# Available data start

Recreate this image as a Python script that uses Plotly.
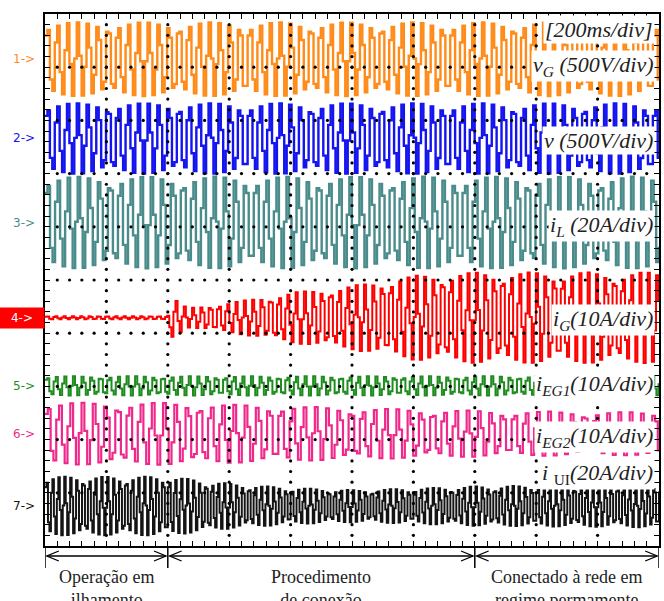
import numpy as np
import plotly.graph_objects as go

# ---------------- data (screen divisions: x 0..10 @200ms/div, y 0..10) ----------------
channel_tags = ["1->", "2->", "3->", "4->", "5->", "6->", "7->"]
channel_colors = ["#FF8C1A", "#1414F0", "#4A8C8C", "#FF0000", "#1E8C1E", "#F0288C", "#141414"]
channel_centers = [9.15, 7.66, 6.08, 4.29, 3.01, 2.11, 0.75]
channel_periods = [0.165, 0.165, 0.17, 0.14, 0.145, 0.19, 0.10]  # apparent (aliased) period on screen
channel_widths = [2.4, 2.4, 2.4, 2.0, 2.0, 2.2, 2.0]

# amplitude envelopes (in divisions)
vg_env_t = [0.0, 10.0]
vg_env_a = [0.69, 0.69]
v_env_t = [0.0, 10.0]
v_env_a = [0.66, 0.66]
il_env_t = [0.0, 10.0]
il_env_a = [0.86, 0.86]
ig_env_t = [0.0, 1.99, 2.0, 2.06, 2.3, 3.0, 4.0, 5.0, 6.0, 7.0, 10.0]
ig_env_a = [0.03, 0.03, 0.45, 0.38, 0.18, 0.28, 0.47, 0.60, 0.79, 0.85, 0.85]
ieg1_env_t = [0.0, 10.0]
ieg1_env_a = [0.18, 0.18]
ieg2_env_t = [0.0, 2.0, 5.0, 7.5, 10.0]
ieg2_env_a = [0.58, 0.58, 0.48, 0.42, 0.40]
iu1_env_t = [0.0, 2.0, 3.0, 4.0, 5.0, 6.0, 7.0, 10.0]
iu1_env_a = [0.55, 0.55, 0.42, 0.34, 0.30, 0.33, 0.37, 0.40]

envelopes = [(vg_env_t, vg_env_a), (v_env_t, v_env_a), (il_env_t, il_env_a),
             (ig_env_t, ig_env_a), (ieg1_env_t, ieg1_env_a), (ieg2_env_t, ieg2_env_a),
             (iu1_env_t, iu1_env_a)]

scale_labels = ["<i>[200ms/div]</i>",
                "<i>v<sub>G</sub> (500V/div)</i>",
                "<i>v (500V/div)</i>",
                "<i>i<sub>L</sub> (20A/div)</i>",
                "<i>i<sub>G</sub>(10A/div)</i>",
                "<i>i<sub>EG1</sub>(10A/div)</i>",
                "<i>i<sub>EG2</sub>(10A/div)</i>",
                "<i>i</i> <sub>UI</sub><i>(20A/div)</i>"]
scale_label_y = [9.70, 9.02, 7.63, 6.02, 4.25, 3.03, 2.05, 1.35]

phase_bounds = [0.0, 2.0, 7.0, 10.0]
phase_labels = ["Operação em<br>ilhamento",
                "Procedimento<br>de conexão",
                "Conectado à rede em<br>regime permamente"]

# ---------------- figure ----------------
W, H = 664, 601
ML, MR, MT, MB = 45, 3, 14, 55
PW, PH = W - ML - MR, H - MT - MB


def paper_y(py):
    return (H - MB - py) / PH


fig = go.Figure()

for k in range(7):
    per = channel_periods[k]
    step = per / 4.15
    t = np.arange(0.0, 10.0 + step, step)
    et, ea = envelopes[k]
    amp = np.interp(t, et, ea)
    y = channel_centers[k] + amp * np.sin(2 * np.pi * t / per + 0.7)
    fig.add_trace(go.Scatter(x=t, y=y, mode="lines",
                             line=dict(color=channel_colors[k], width=channel_widths[k], shape="hv"),
                             hoverinfo="skip", showlegend=False))

# dotted graticule
gx, gy = [], []
for d in range(1, 10):
    for s in np.arange(0.2, 10.0, 0.2):
        gx.append(d); gy.append(s)
        gx.append(s); gy.append(d)
fig.add_trace(go.Scatter(x=gx, y=gy, mode="markers", marker=dict(color="black", size=3.2),
                         hoverinfo="skip", showlegend=False))

ann = []
for lab, yy in zip(scale_labels, scale_label_y):
    ann.append(dict(x=9.93, y=yy, xref="x", yref="y", text=lab, showarrow=False, xanchor="right",
                    yanchor="middle", bgcolor="white", borderpad=1,
                    font=dict(family="Liberation Serif", size=22, color="#222")))

for k in range(7):
    if k == 3:
        ann.append(dict(x=0, y=channel_centers[k], xref="paper", yref="y", text=channel_tags[k],
                        showarrow=False, xanchor="right", yanchor="middle", bgcolor="#FF0000",
                        width=44, height=20, borderpad=0, align="center",
                        font=dict(family="DejaVu Sans", size=12, color="white")))
    else:
        ann.append(dict(x=0, y=channel_centers[k], xref="paper", yref="y", text=channel_tags[k],
                        showarrow=False, xanchor="right", yanchor="middle", xshift=-8,
                        font=dict(family="DejaVu Sans", size=12, color=channel_colors[k])))

shapes = []
y_arrow = paper_y(556)
y_sep_bot = paper_y(568)
head_dx = 12 / (PW / 10)
head_dy = 5 / PH
for b in phase_bounds:
    shapes.append(dict(type="line", xref="x", yref="paper", x0=b, x1=b, y0=0, y1=y_sep_bot,
                       line=dict(color="black", width=1.5)))
for i, lab in enumerate(phase_labels):
    a0, a1 = phase_bounds[i] + 0.03, phase_bounds[i + 1] - 0.03
    shapes.append(dict(type="line", xref="x", yref="paper", x0=a0, x1=a1, y0=y_arrow, y1=y_arrow,
                       line=dict(color="black", width=1.3)))
    shapes.append(dict(type="path", xref="x", yref="paper",
                       path=f"M {a0 + head_dx},{y_arrow + head_dy} L {a0},{y_arrow} L {a0 + head_dx},{y_arrow - head_dy}",
                       line=dict(color="black", width=1.3)))
    shapes.append(dict(type="path", xref="x", yref="paper",
                       path=f"M {a1 - head_dx},{y_arrow + head_dy} L {a1},{y_arrow} L {a1 - head_dx},{y_arrow - head_dy}",
                       line=dict(color="black", width=1.3)))
    ann.append(dict(x=(phase_bounds[i] + phase_bounds[i + 1]) / 2, y=paper_y(565), xref="x", yref="paper",
                    text=lab, showarrow=False, xanchor="center", yanchor="top",
                    font=dict(family="Liberation Serif", size=18, color="#222")))

axis_common = dict(showgrid=False, zeroline=False, showline=True, linecolor="black", linewidth=2,
                   mirror="allticks", ticks="inside", ticklen=5, tickcolor="black", tickwidth=1.3,
                   showticklabels=False, range=[0, 10], tick0=0, dtick=0.2, fixedrange=True)

fig.update_layout(width=W, height=H, margin=dict(l=ML, r=MR, t=MT, b=MB),
                  paper_bgcolor="white", plot_bgcolor="white",
                  xaxis=axis_common, yaxis=axis_common,
                  annotations=ann, shapes=shapes, showlegend=False)

fig.write_html("out.html", config={"displayModeBar": False},
               post_script="document.body.style.margin='0';document.body.style.overflow='hidden';")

# Available data end

**Request:**
Repeat the listing above from its first line through the line that contains "import plotly.graph_objects as go", both included, and nothing more. Drop the pictures.

**Task answer:**
Recreate this image as a Python script that uses Plotly.
import numpy as np
import plotly.graph_objects as go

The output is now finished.